If my assumptions are correct you wish to know if your string contains any "non-ANSI" characters. You can derive this as follows.

    public void test()
    {
        const string WithUnicodeCharacter = "a hebrew character:\uFB2F";
        const string WithoutUnicodeCharacter = "an ANSI character:Æ";

        bool hasUnicode;

        //true
        hasUnicode = ContainsUnicodeCharacter(WithUnicodeCharacter);
        Console.WriteLine(hasUnicode);

        //false
        hasUnicode = ContainsUnicodeCharacter(WithoutUnicodeCharacter);
        Console.WriteLine(hasUnicode);
    }

    public bool ContainsUnicodeCharacter(string input)
    {
        const int MaxAnsiCode = 255;

        return input.Any(c => c > MaxAnsiCode);
    }

Update

This will detect for extended ASCII. If you only detect for the true ASCII character range (up to 127), then you could potentially get false positives for extended ASCII characters which does not denote Unicode. I have alluded to this in my sample.



回答2:

If a string contains only ASCII characters, a serialization + deserialization step using ASCII encoding should get back the same string so a one liner check in c# could look like..

String s1="testभारत";
bool isUnicode= System.Text.ASCIIEncoding.GetEncoding(0).GetString(System.Text.ASCIIEncoding.GetEncoding(0).GetBytes(s1)) != s1;


回答3:

ASCII defines only character codes in the range 0-127. Unicode is explicitly defined such as to overlap in that same range with ASCII. Thus, if you look at the character codes in your string, and it contains anything that is higher than 127, the string contains Unicode characters that are not ASCII characters.

Note, that ASCII includes only the English alphabet. Thus, if you (for whatever reason) need to apply that same approach to strings that might contain accented characters (Spanish text for example), ASCII is not sufficient and you need to look for another differentiator.

ANSI character set [*] does extends the ASCII characters with the aforementioned accented Latin characters in the range 128-255. However, Unicode does not overlap with ANSI in that range, so technically an Unicode string might contain characters that are not part of ANSI, but have the same character code (specifically in the range 128-159, as you can see from the table I linked to).

As for the actual code to do this, @chibacity answer should work, although you should modify it to cover strict ASCII, because it won't work for ANSI.
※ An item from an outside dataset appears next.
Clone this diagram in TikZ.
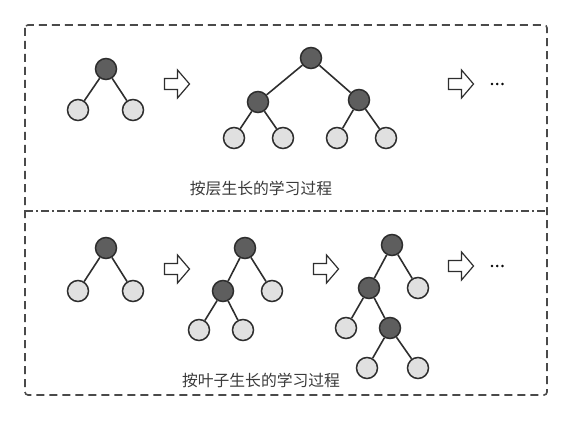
\documentclass[tikz,border=0pt]{standalone}
\usepackage{fontspec}
\newfontfamily\cjk{Noto Sans CJK SC}
\newfontfamily\cjkb[FakeBold=4]{Noto Sans CJK SC}
\definecolor{darkn}{HTML}{5E5E5E}
\definecolor{lightn}{HTML}{E0E0E0}
\definecolor{edgec}{HTML}{2E2E2E}
\definecolor{boxc}{HTML}{4A4A4A}
\definecolor{txtc}{HTML}{3A3A3A}
\tikzset{
  dk/.style={circle,draw=edgec,line width=1.5pt,fill=darkn,minimum size=21pt,inner sep=0pt},
  lt/.style={circle,draw=edgec,line width=1.5pt,fill=lightn,minimum size=21pt,inner sep=0pt},
  edge/.style={draw=edgec,line width=1.6pt},
  lbl/.style={font=\cjk\fontsize{15.8}{16}\selectfont,text=txtc,inner sep=0pt},
  dots/.style={font=\cjkb\fontsize{14}{16}\selectfont,text=black,inner sep=0pt},
  hollowarrow/.pic={
    \draw[edgec,line width=1.2pt,line join=miter,fill=white]
      (-12.5,-5.5) -- (0.5,-5.5) -- (0.5,-14) -- (12.5,0) -- (0.5,14) -- (0.5,5.5) -- (-12.5,5.5) -- cycle;
  }
}
\begin{document}
\begin{tikzpicture}[x=1pt,y=-1pt]
\useasboundingbox (0,0) rectangle (572,422);
% outer box
\draw[boxc,line width=1.6pt,dash pattern=on 8pt off 5pt,rounded corners=3pt] (25,25) rectangle (547,395);
\draw[boxc,line width=1.6pt,dash pattern=on 8pt off 3pt on 2pt off 3pt] (25,211) -- (547,211);

% ---- top row ----
\node[dk] (a1) at (106,69) {};
\node[lt] (a2) at (78,110) {};
\node[lt] (a3) at (133,110) {};
\draw[edge] (a1) -- (a2) (a1) -- (a3);

\pic at (177,84) {hollowarrow};

\node[dk] (b1) at (311,58) {};
\node[dk] (b2) at (258,102) {};
\node[dk] (b3) at (359,100) {};
\node[lt] (b4) at (234,138) {};
\node[lt] (b5) at (283,138) {};
\node[lt] (b6) at (337,138) {};
\node[lt] (b7) at (386,138) {};
\draw[edge] (b1) -- (b2) (b1) -- (b3) (b2) -- (b4) (b2) -- (b5) (b3) -- (b6) (b3) -- (b7);

\pic at (461,84) {hollowarrow};
\node[dots] (d1) at (497,84) {…};

\node[lbl] (t1) at (261,188) {按层生长的学习过程};

% ---- bottom row ----
\node[dk] (c1) at (106,248) {};
\node[lt] (c2) at (78,291) {};
\node[lt] (c3) at (133,291) {};
\draw[edge] (c1) -- (c2) (c1) -- (c3);

\pic at (177,269) {hollowarrow};

\node[dk] (e1) at (245,248) {};
\node[dk] (e2) at (223,291) {};
\node[lt] (e3) at (272,291) {};
\node[lt] (e4) at (199,330) {};
\node[lt] (e5) at (243,330) {};
\draw[edge] (e1) -- (e2) (e1) -- (e3) (e2) -- (e4) (e2) -- (e5);

\pic at (326,269) {hollowarrow};

\node[dk] (f1) at (392,245) {};
\node[dk] (f2) at (369,288) {};
\node[lt] (f3) at (418,288) {};
\node[lt] (f4) at (346,328) {};
\node[dk] (f5) at (390,328) {};
\node[lt] (f6) at (367,368) {};
\node[lt] (f7) at (418,368) {};
\draw[edge] (f1) -- (f2) (f1) -- (f3) (f2) -- (f4) (f2) -- (f5) (f5) -- (f6) (f5) -- (f7);

\pic at (461,266) {hollowarrow};
\node[dots] (d2) at (497,266) {…};

\node[lbl] (t2) at (261,380) {按叶子生长的学习过程};
\end{tikzpicture}
\end{document}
[*] Also known as Latin 1 Windows (Win-1252)



回答4:

All C# / VB.NET string datatypes are comprised of Unicode characters.



回答5:

As long as it contains characters, it contains Unicode characters.

From System.String:

Represents text as a series of Unicode characters.

public static bool ContainsUnicodeChars(string text)
{
   return !string.IsNullOrEmpty(text);
}

You normally have to worry about different Unicode encodings when you have to:

  1. Encode a string into a stream of bytes with a particular encoding.
  2. Decode a string from a stream of bytes with a particular encoding.

Once you're into string land though, the encoding that the string was originally represented with, if any, is irrelevant.

Each character in a string is defined by a Unicode scalar value, also called a Unicode code point or the ordinal (numeric) value of the Unicode character. Each code point is encoded by using UTF-16 encoding, and the numeric value of each element of the encoding is represented by a Char object.

Perhaps you might also find these questions relevant:

How can you strip non-ASCII characters from a string? (in C#)

C# Ensure string contains only ASCII

And this article by Jon Skeet: Unicode and .NET



回答6:

This is another solution without using lambda expresions. It is in VB.NET but you can convert it easily to C#:

   Public Function ContainsUnicode(ByVal inputstr As String) As Boolean
        Dim inputCharArray() As Char = inputstr.ToCharArray

        For i As Integer = 0 To inputCharArray.Length - 1
            If CInt(AscW(inputCharArray(i))) > 255 Then Return True
        Next
        Return False
   End Function